> **Instructions to follow**:
Print the material below exactly as it stands, please, from its first line to the line holding "import pandas as pd", with no pictures.
··········
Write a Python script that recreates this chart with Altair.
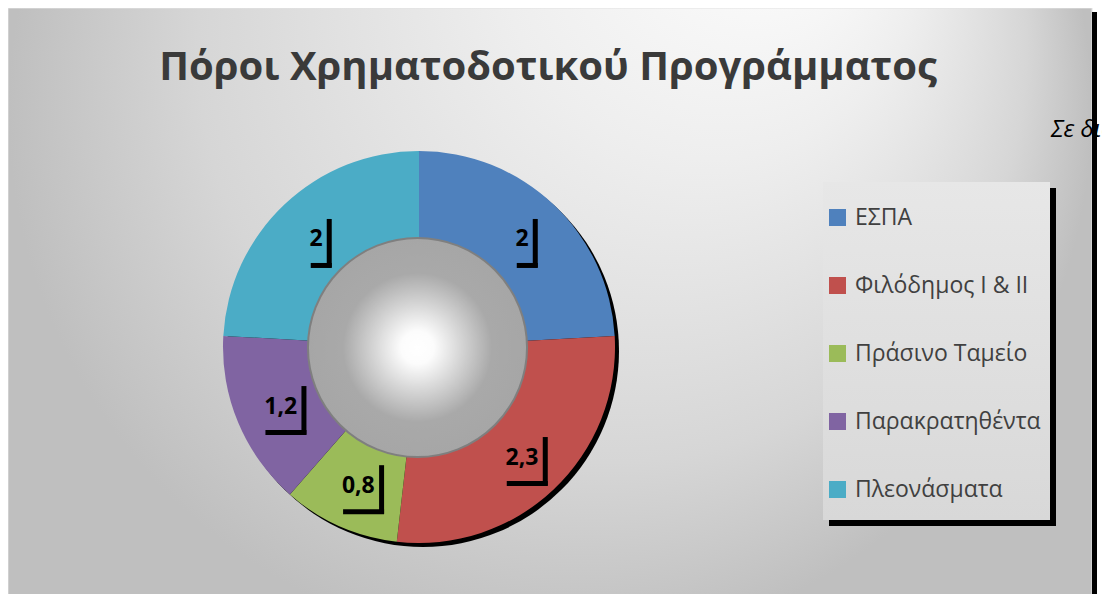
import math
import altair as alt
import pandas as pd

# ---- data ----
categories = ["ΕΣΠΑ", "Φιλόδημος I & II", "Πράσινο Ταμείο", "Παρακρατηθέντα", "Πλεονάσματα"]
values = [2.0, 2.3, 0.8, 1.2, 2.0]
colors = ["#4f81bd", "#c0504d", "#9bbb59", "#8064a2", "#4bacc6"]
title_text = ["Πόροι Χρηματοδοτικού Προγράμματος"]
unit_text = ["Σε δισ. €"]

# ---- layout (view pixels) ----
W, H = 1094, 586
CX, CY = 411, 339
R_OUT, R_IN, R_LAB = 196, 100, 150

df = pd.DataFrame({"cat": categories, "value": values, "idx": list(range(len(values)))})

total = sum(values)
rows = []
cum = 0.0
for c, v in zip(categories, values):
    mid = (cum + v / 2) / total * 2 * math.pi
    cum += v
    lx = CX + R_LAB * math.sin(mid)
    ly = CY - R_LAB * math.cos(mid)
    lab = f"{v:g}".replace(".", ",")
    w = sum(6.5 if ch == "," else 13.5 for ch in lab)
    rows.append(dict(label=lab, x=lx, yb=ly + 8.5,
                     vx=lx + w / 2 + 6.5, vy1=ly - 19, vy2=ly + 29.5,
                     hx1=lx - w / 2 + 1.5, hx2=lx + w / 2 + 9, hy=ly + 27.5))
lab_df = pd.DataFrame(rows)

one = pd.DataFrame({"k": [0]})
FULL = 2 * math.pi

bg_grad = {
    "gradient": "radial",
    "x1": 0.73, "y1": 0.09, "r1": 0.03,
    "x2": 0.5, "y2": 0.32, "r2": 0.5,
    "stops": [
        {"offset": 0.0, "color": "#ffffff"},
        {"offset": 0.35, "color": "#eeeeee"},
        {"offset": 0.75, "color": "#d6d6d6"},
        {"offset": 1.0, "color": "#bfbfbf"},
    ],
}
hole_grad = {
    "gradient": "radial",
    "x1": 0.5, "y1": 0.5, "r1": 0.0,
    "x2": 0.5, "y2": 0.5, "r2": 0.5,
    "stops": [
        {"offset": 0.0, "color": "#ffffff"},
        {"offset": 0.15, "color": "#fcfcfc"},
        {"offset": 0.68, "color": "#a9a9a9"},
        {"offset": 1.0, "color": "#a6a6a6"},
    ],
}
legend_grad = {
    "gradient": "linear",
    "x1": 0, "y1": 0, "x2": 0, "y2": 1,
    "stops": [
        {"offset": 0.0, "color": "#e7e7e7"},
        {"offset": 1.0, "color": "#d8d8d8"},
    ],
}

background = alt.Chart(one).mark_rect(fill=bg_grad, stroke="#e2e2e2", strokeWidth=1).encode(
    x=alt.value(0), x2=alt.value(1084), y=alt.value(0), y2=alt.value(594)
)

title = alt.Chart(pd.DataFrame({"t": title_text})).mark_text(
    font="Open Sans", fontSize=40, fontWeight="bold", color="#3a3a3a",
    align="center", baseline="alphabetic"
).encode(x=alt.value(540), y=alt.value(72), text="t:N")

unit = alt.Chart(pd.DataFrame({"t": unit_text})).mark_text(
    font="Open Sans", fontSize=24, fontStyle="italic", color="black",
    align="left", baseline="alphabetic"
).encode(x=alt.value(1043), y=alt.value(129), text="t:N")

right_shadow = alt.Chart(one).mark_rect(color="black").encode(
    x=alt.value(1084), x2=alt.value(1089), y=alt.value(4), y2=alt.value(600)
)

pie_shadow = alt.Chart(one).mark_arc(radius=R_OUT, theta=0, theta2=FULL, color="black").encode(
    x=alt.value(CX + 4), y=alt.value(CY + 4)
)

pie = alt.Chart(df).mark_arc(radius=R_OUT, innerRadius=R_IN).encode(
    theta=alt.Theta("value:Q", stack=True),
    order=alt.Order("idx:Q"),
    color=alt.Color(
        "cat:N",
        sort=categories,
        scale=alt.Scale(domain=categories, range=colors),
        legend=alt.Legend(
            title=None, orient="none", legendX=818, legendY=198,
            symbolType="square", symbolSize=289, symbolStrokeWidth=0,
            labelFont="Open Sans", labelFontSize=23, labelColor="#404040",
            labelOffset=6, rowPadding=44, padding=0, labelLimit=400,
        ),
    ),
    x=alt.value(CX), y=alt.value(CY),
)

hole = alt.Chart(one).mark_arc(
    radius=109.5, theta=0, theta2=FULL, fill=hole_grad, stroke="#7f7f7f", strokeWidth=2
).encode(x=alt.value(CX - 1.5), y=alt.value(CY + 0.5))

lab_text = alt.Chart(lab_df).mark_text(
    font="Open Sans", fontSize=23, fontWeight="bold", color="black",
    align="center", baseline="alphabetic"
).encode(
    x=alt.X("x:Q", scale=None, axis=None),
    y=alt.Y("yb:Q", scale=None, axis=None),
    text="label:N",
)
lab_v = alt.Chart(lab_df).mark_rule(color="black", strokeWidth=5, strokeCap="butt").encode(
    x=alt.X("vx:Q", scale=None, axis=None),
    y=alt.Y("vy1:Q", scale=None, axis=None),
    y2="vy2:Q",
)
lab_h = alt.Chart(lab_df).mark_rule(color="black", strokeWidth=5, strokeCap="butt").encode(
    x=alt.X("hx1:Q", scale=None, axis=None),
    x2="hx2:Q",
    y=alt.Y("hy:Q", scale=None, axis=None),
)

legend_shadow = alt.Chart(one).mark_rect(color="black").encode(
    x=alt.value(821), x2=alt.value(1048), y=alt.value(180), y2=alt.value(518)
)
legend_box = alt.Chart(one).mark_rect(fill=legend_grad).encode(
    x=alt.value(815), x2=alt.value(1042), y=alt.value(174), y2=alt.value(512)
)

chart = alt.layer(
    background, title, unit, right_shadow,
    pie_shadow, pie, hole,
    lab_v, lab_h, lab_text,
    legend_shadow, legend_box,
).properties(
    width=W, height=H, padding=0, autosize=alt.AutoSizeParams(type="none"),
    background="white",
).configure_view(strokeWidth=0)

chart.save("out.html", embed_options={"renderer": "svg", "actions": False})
··········
> **Written response**:
Write a Python script that recreates this chart with Altair.
import math
import altair as alt
import pandas as pd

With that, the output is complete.